Ha habido una evolución reciente no tan distinta en otros países desarrollados. El economista marxista Guglielmo Carchedi muestra claramente que en el motor de la economía mundial, EEUU, ha habido una clara correlación entre el crecimiento de la composición orgánica del capital y la caída en la tasa de beneficios (véase el gráfico). También destaca que el crecimiento de la proporción de trabajo respecto a la maquinaria fue más rápido que el aumento de la tasa de explotación, haciendo inevitable la crisis.
Tasa de ganancias promedio (ARP)
y la composición orgánica del capital (C/V)
para los sectores productivos, 1948-2009
y la composición orgánica del capital (C/V)
para los sectores productivos, 1948-2009
Las tendencias identificadas también provocaron la forma del estallido: la crisis financiera-inmobiliaria. Ante una situación general de baja rentabilidad, los capitalistas centraron sus inversiones en los “valores en alza”: primero, en las acciones de las empresas “puntocom”; luego, en la vivienda; en este último caso haciendo disparar sus precios. El “efecto riqueza” resultante animó a un peligroso e insostenible endeudamiento familiar que también ha sido un factor en la crisis.
Cuando pinchó la burbuja del ladrillo, este sector dejó de impulsar lo que era una economía débil en sus fundamentos para empujarla atrás. Intoxicó masivamente las cajas, hecho que se escondió hasta hace poco y que los dos grandes partidos no arreglaron, en parte por sus enormes vínculos con su gestión.
La crisis no es sólo de un sector o ni siquiera una crisis financiera; es claramente sistémica (también del sistema productivo). Además es mundial, gracias a procesos similares en países como EEUU, donde un colapso en un solo subsector inmobiliario contagió al sistema bancario mundial a causa de unir deuda de alto riesgo con deuda más segura en “nuevos productos financieros” opacos.

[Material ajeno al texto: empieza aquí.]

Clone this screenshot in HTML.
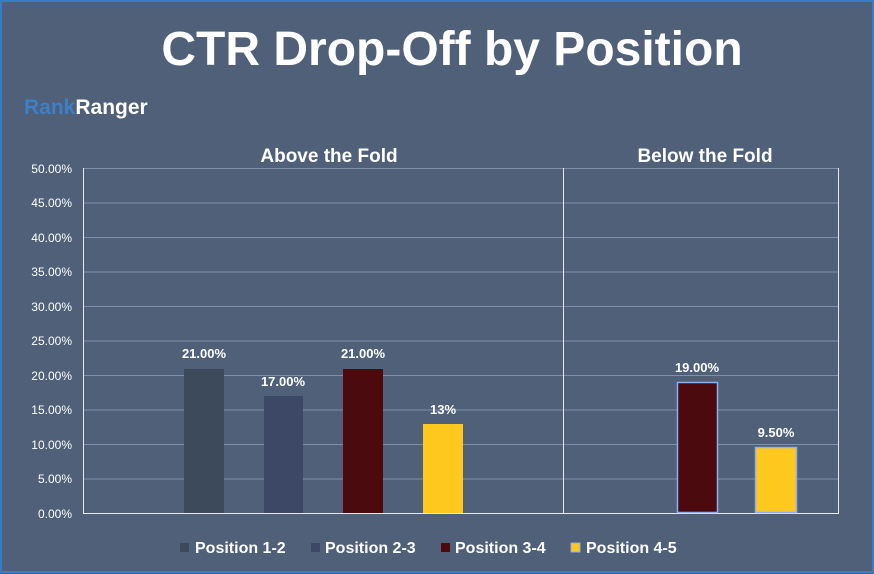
<!DOCTYPE html><html><head><style>body{margin:0;background:#4f6078}svg{display:block}</style></head><body>
<svg width="874" height="574" xmlns="http://www.w3.org/2000/svg" font-family="Liberation Sans, sans-serif">
<rect x="0" y="0" width="874" height="574" fill="#4f6078"/>
<rect x="1" y="1" width="872" height="571" fill="none" stroke="#3a7bc8" stroke-width="2"/>
<text x="452" y="65" text-anchor="middle" font-size="48" font-weight="bold" fill="#fff">CTR Drop-Off by Position</text>
<text x="24" y="114" font-size="21" font-weight="bold" fill="#3d7fc9">Rank<tspan fill="#fff">Ranger</tspan></text>
<text x="329" y="162" text-anchor="middle" font-size="19" font-weight="bold" fill="#fff">Above the Fold</text>
<text x="705" y="162" text-anchor="middle" font-size="19" font-weight="bold" fill="#fff">Below the Fold</text>
<g stroke="#7d91ad" stroke-width="1">
<line x1="83" x2="838" y1="168.5" y2="168.5"/><line x1="83" x2="838" y1="203" y2="203"/><line x1="83" x2="838" y1="237.5" y2="237.5"/><line x1="83" x2="838" y1="272" y2="272"/><line x1="83" x2="838" y1="306.5" y2="306.5"/><line x1="83" x2="838" y1="341" y2="341"/><line x1="83" x2="838" y1="375.5" y2="375.5"/><line x1="83" x2="838" y1="410" y2="410"/><line x1="83" x2="838" y1="444.5" y2="444.5"/><line x1="83" x2="838" y1="479" y2="479"/>
</g>
<g stroke="#e6e9ef" stroke-width="1"><line x1="83.5" x2="83.5" y1="168" y2="513"/><line x1="563.5" x2="563.5" y1="168" y2="513"/><line x1="838.5" x2="838.5" y1="168" y2="513"/><line x1="83" x2="839" y1="513.5" y2="513.5"/></g>
<g font-size="12" fill="#fff" text-anchor="end">
<text x="72" y="173">50.00%</text><text x="72" y="207">45.00%</text><text x="72" y="242">40.00%</text><text x="72" y="276">35.00%</text><text x="72" y="311">30.00%</text><text x="72" y="345">25.00%</text><text x="72" y="380">20.00%</text><text x="72" y="414">15.00%</text><text x="72" y="449">10.00%</text><text x="72" y="483">5.00%</text><text x="72" y="518">0.00%</text>
</g>
<rect x="184" y="369" width="40" height="144" fill="#3c4a5c"/>
<rect x="264" y="396" width="39" height="117" fill="#3d4866"/>
<rect x="343" y="369" width="40" height="144" fill="#4b0a0e"/>
<rect x="423" y="424" width="40" height="89" fill="#ffc81e"/>
<rect x="677.5" y="382.5" width="40" height="130" fill="#4b0a0e" stroke="#8eb0f0" stroke-width="1.5"/>
<rect x="755.5" y="447.5" width="41" height="65" fill="#ffc81e" stroke="#8eb0f0" stroke-width="1.5"/>
<g font-size="13" font-weight="bold" fill="#fff" text-anchor="middle">
<text x="204" y="358">21.00%</text><text x="283" y="386">17.00%</text><text x="363" y="358">21.00%</text><text x="443" y="414">13%</text><text x="697" y="372">19.00%</text><text x="776" y="437">9.50%</text>
</g>
<g font-size="16" font-weight="bold" fill="#fff">
<rect x="180" y="543" width="9" height="9" fill="#3c4a5c"/><text x="195" y="553">Position 1-2</text>
<rect x="311" y="543" width="9" height="9" fill="#3d4866"/><text x="325" y="553">Position 2-3</text>
<rect x="441" y="543" width="9" height="9" fill="#4b0a0e"/><text x="455" y="553">Position 3-4</text>
<rect x="571" y="543" width="9" height="9" fill="#ffc81e" stroke="#8eb0f0"/><text x="586" y="553">Position 4-5</text>
</g>
</svg></body></html>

Éstos se revendieron en cadena con el aval de las mercenarias de evaluación crediticia.
La crisis de la deuda de los estados (o “soberana”) es solo la continuación de esta misma crisis. No se redujo la crisis con los históricos rescates, sino que se convirtió en estatal. Cuando estalla otro banco, el último la corrupta Bankia, y el estado vuelve al rescate, el contraste con su pasividad ante los problemas mucho mayores de las personas se hace evidente y nos recuerda el origen de los males y quiénes deberían pagar por ellos.
Matando al paciente
Otra causa de la profundidad de la crisis en el Estado son las políticas de “austeridad” que imponen a los países periféricos de la eurozona, pues deprimen el gasto cuando menos se necesita hacerlo. Esto lo reconoce hasta el conseller de Economía de la Generalitat de Catalunya, Andreu Mas Colell, un recortador en serie que había atacado al PP por no hacer reformas suficientes. En una entrevista a la BBC reconoció que la medicina de los recortes “mataba al paciente”.
En gran parte estas reformas las imponen los líderes europeos, aunque sin resistencia por parte de los gobernantes neoliberales de la periferia. Los recortes salvajes adoptados por el PP en julio son casi idénticos a los previstos en el memorando del rescate debatido en el parlamento alemán semanas antes. Merkel y compañía no pueden ignorar que el control europeo directo sobre Grecia, donde se sustituyó a un presidente elegido por un banquero, contribuyó a derrocar a dos gobiernos pro-austeridad, junto con las huelgas generales.
Por tanto, durante la crisis soberana posterior en que entró el Estado español, han intentado disimular su control, o controlar indirectamente, principalmente marcando férreos máximos del déficit.